Plug the other powerline adapter into the garage, and set it up as a discrete SSID (it's still all on the same subnet, so it doesn't matter if it has a different name/password, the network addressing is all the same).
That way you get full coverage of wireless from two discrete sources in two discrete locations, and the powerline connection shoves the data between them.
https://www.amazon.co.uk/TL-WPA4220KIT-Powerline-Broadband-Configuration-UK/dp/B01LXOZ4EN/ref=sr_1_3?s=computers&ie=UTF8&qid=1540829145&sr=1-3&keywords=powerline+wifi+extender
They never say what the signal range is on them though.
https://www.amazon.co.uk/TL-WPA9610KIT-Powerline-Broadband-Configuration-UK/dp/B072QWSCQS/ref=sr_1_18?s=computers&ie=UTF8&qid=1540829145&sr=1-18&keywords=powerline+wifi+extender
That WiFi Extender does NOT piggyback on your existing wifi range; it uses the powerline to connect to the router, and it then uses it's own in-built wifi magic to create a seperate wifi area (but if you set the same SSID on the wifi of the extender, you won't see any difference).
It's using the powerline aspect to communicate to the router, NOT the wifi. the wifi is used from the adapter for devices to connect to.

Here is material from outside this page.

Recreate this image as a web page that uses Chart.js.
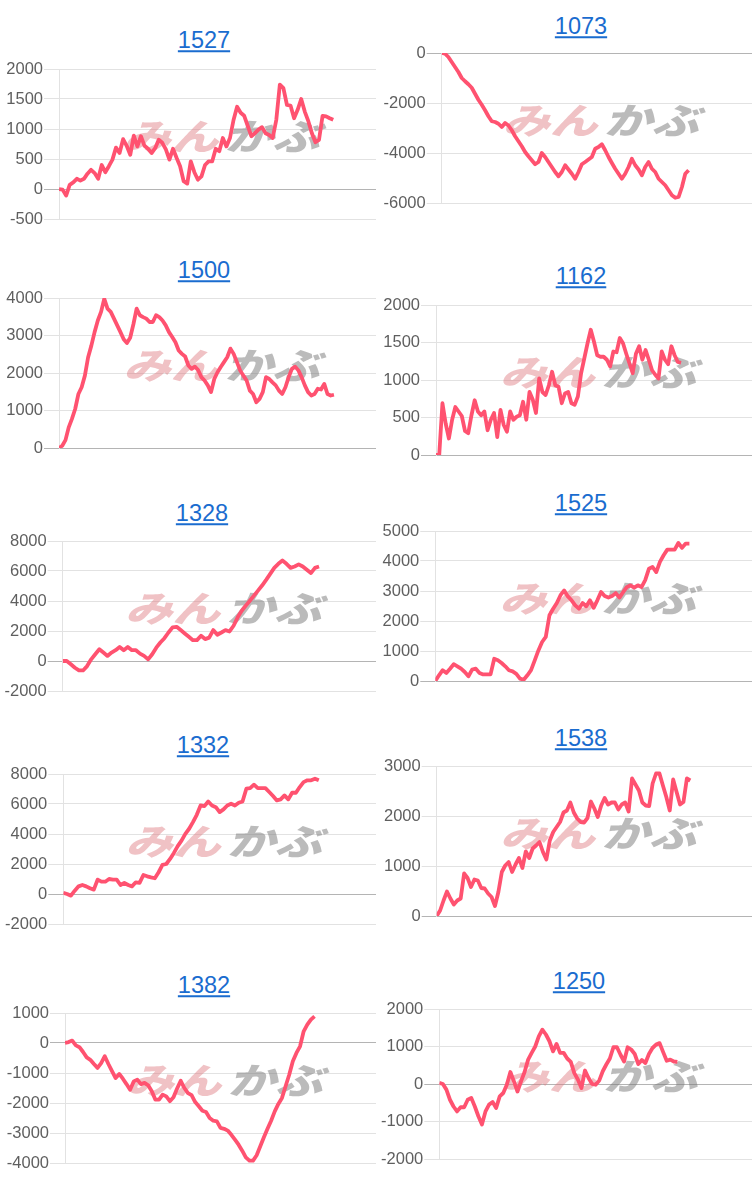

Also, the thing about running a cable isn't so you necessarily plug your device in. It's so you extend the network to that location, then you can plug a wireless access point into it, and still use all your devices on wireless. The problem you're trying to solve with all of these things is extending the network not the wireless, from the house to the garage/other location. Wireless is just a mechanism for getting kit on the network.
It's easier with pictures
In the real world range will be greatly reduced by buildings, RF/electrical interference, the density of other wireless networks in the area (in central London devices that claim hundreds of metres can have an effective range of about 10m or less sometimes) - it's a minefield, and should be taken much like broadband speeds of "up to X".